On the last night before pickup, we camped less than 2 miles from the site. In performing all the tasks necessary for camp-set up, all of us moved as if we had been drugged. We had expended roughly 20,000 calories without taking anything in except water. Our 1 meal was long gone, dished out to a group member who had fainted from hunger while climbing a drainage to the top of a ridge.
My body would not take my commands to move more quickly. I took 10 minutes to walk from a stream to my tent, 60 feet up a slight incline. Will power exerted no control over my weakness. I wanted to go, but I panted and stood immobile instead.
This was the first time I really understood how much I relied upon my body to buttress my belief in my control over my life, and the first time I understood in the most visceral way that I would die.

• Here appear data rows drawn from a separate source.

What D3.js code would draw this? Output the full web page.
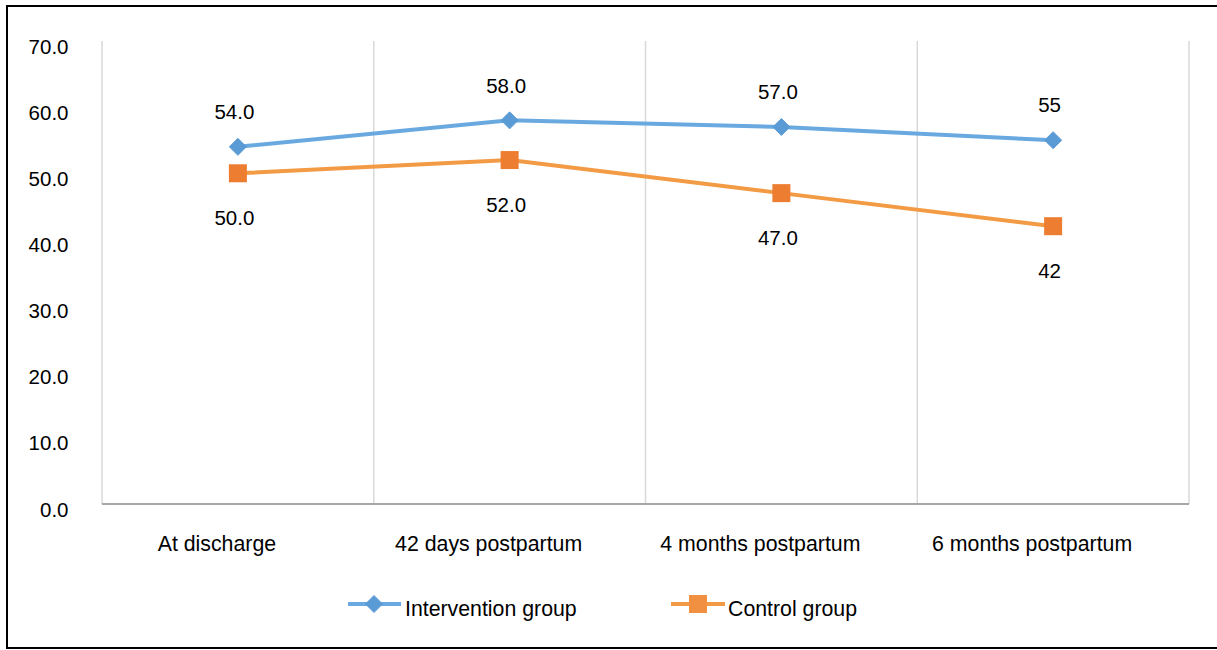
<!DOCTYPE html>
<html><head><meta charset="utf-8">
<script src="https://cdn.jsdelivr.net/npm/d3@7"></script>
<style>body{margin:0;background:#fff}svg{display:block}text{font-family:"Liberation Sans",Arial,Helvetica,sans-serif;fill:#000}</style>
</head><body>
<script>
const categories = ["At discharge","42 days postpartum","4 months postpartum","6 months postpartum"];
const intervention = [54, 58, 57, 55];
const control = [50, 52, 47, 42];
const interventionLabels = ["54.0","58.0","57.0","55"];
const controlLabels = ["50.0","52.0","47.0","42"];
const yTicks = [0,10,20,30,40,50,60,70];
const seriesNames = ["Intervention group","Control group"];

const W=1217,H=650;
const svg=d3.select("body").append("svg").attr("width",W).attr("height",H);
svg.append("rect").attr("x",7).attr("y",6).attr("width",1230).attr("height",642).attr("fill","none").attr("stroke","#000").attr("stroke-width",2);

const x=d3.scaleBand().domain(categories).range([102,1189]);
const y=d3.scaleLinear().domain([0,70]).range([504,41]);

const bounds=categories.map(c=>x(c)).concat([x.range()[1]]);
svg.append("g").selectAll("line").data(bounds).join("line")
 .attr("x1",d=>d).attr("x2",d=>d).attr("y1",y(70)).attr("y2",y(0))
 .attr("stroke","#D9D9D9").attr("stroke-width",1.5);
svg.append("line").attr("x1",102).attr("x2",1189).attr("y1",y(0)).attr("y2",y(0)).attr("stroke","#A6A6A6").attr("stroke-width",2);

const yAxis=d3.axisLeft(y).tickValues(yTicks).tickFormat(d3.format(".1f")).tickSize(0).tickPadding(0);
const ga=svg.append("g").attr("transform","translate(68.5,5.5)").call(yAxis);
ga.select(".domain").remove();
ga.selectAll("text").attr("font-size",20.5).attr("font-family","Liberation Sans, Arial, sans-serif").attr("fill","#000");

const xAxis=d3.axisBottom(x).tickSize(0).tickPadding(0);
const gx=svg.append("g").attr("transform","translate(-21,536)").call(xAxis);
gx.select(".domain").remove();
gx.selectAll("text").attr("font-size",21.3).attr("font-family","Liberation Sans, Arial, sans-serif").attr("fill","#000");

const cx=c=>x(c)+x.bandwidth()/2;
const line=d3.line().x((d,i)=>cx(categories[i])).y(d=>y(d));
svg.append("path").datum(control).attr("d",line).attr("fill","none").attr("stroke","#F39A45").attr("stroke-width",4);
svg.append("path").datum(intervention).attr("d",line).attr("fill","none").attr("stroke","#69A9E0").attr("stroke-width",4);

function drawDiamond(g,px,py,s){
  g.append("path").attr("d",`M${px},${py-s}L${px+s},${py}L${px},${py+s}L${px-s},${py}Z`).attr("fill","#5B9BD5").attr("stroke","#5B9BD5").attr("stroke-width",1);
}
const gm=svg.append("g");
control.forEach((v,i)=>{
  gm.append("rect").attr("x",cx(categories[i])-9).attr("y",y(v)-9).attr("width",18).attr("height",18).attr("fill","#ED7D31");
});
intervention.forEach((v,i)=>drawDiamond(gm,cx(categories[i]),y(v),8.5));

svg.append("g").selectAll("text").data(intervention).join("text")
 .attr("x",(d,i)=>cx(categories[i])-3.5).attr("y",d=>y(d)-35).attr("dy","0.35em")
 .attr("text-anchor","middle").attr("font-size",20.5).text((d,i)=>interventionLabels[i]);
svg.append("g").selectAll("text").data(control).join("text")
 .attr("x",(d,i)=>cx(categories[i])-3.5).attr("y",d=>y(d)+45).attr("dy","0.35em")
 .attr("text-anchor","middle").attr("font-size",20.5).text((d,i)=>controlLabels[i]);

const lg=svg.append("g");
lg.append("line").attr("x1",348).attr("x2",401).attr("y1",604).attr("y2",604).attr("stroke","#69A9E0").attr("stroke-width",4);
drawDiamond(lg,374,604,8.5);
lg.append("text").attr("x",405).attr("y",609).attr("dy","0.35em").attr("font-size",21.3).text(seriesNames[0]);
lg.append("line").attr("x1",671).attr("x2",725).attr("y1",604).attr("y2",604).attr("stroke","#F39A45").attr("stroke-width",4);
lg.append("rect").attr("x",689).attr("y",595).attr("width",18).attr("height",18).attr("fill","#F09040");
lg.append("text").attr("x",728).attr("y",609).attr("dy","0.35em").attr("font-size",21.3).text(seriesNames[1]);
</script>
</body></html>
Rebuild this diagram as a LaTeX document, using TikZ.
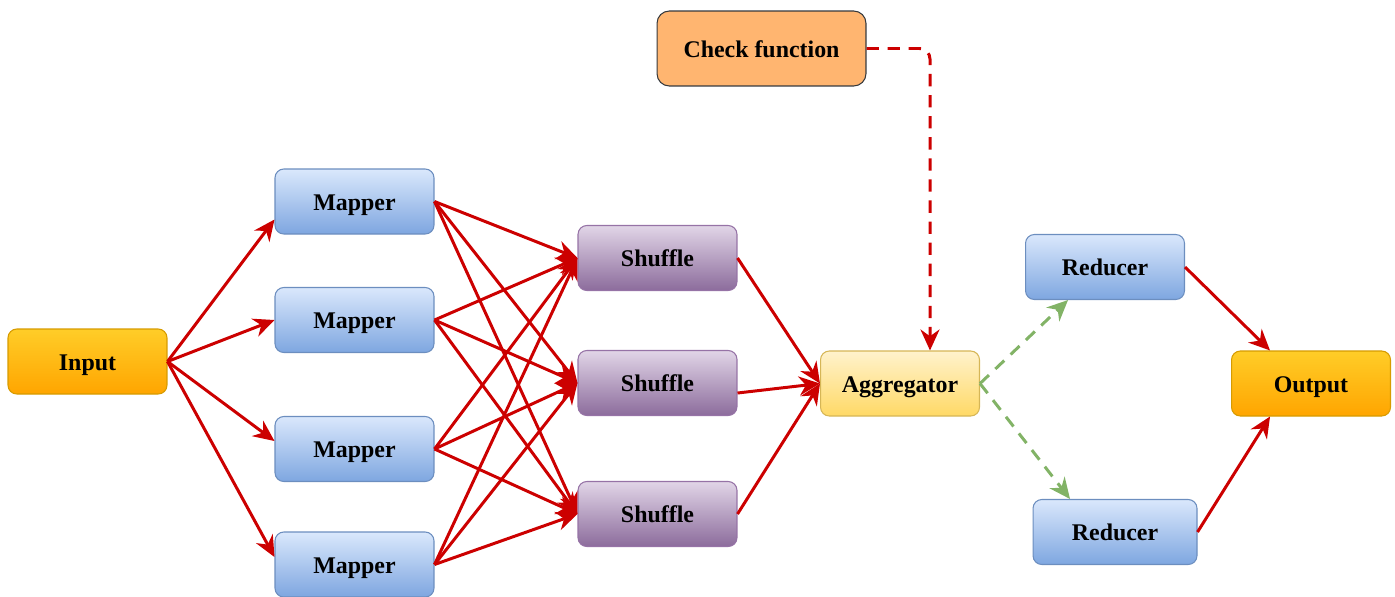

I had been reminded of this a few years ago when my heart almost exploded, but this recent moment at 72 brought it back to me –no matter how hard I work at the gym, how much I walk, how often I perform physical chores, this body will grow weak and may do so in an instant.
This does not make me afraid and not because I am very courageous. I think of it as the contract that binds us all. As it is, our entrance into this world is pretty miraculous. We pay for it with death. New life arises, the old must make way.
I want many more years, of course, but a meal of bad curry is a mild way to once more let me know to be thankful for the 72 years I’ve been granted and to use well whatever time is left.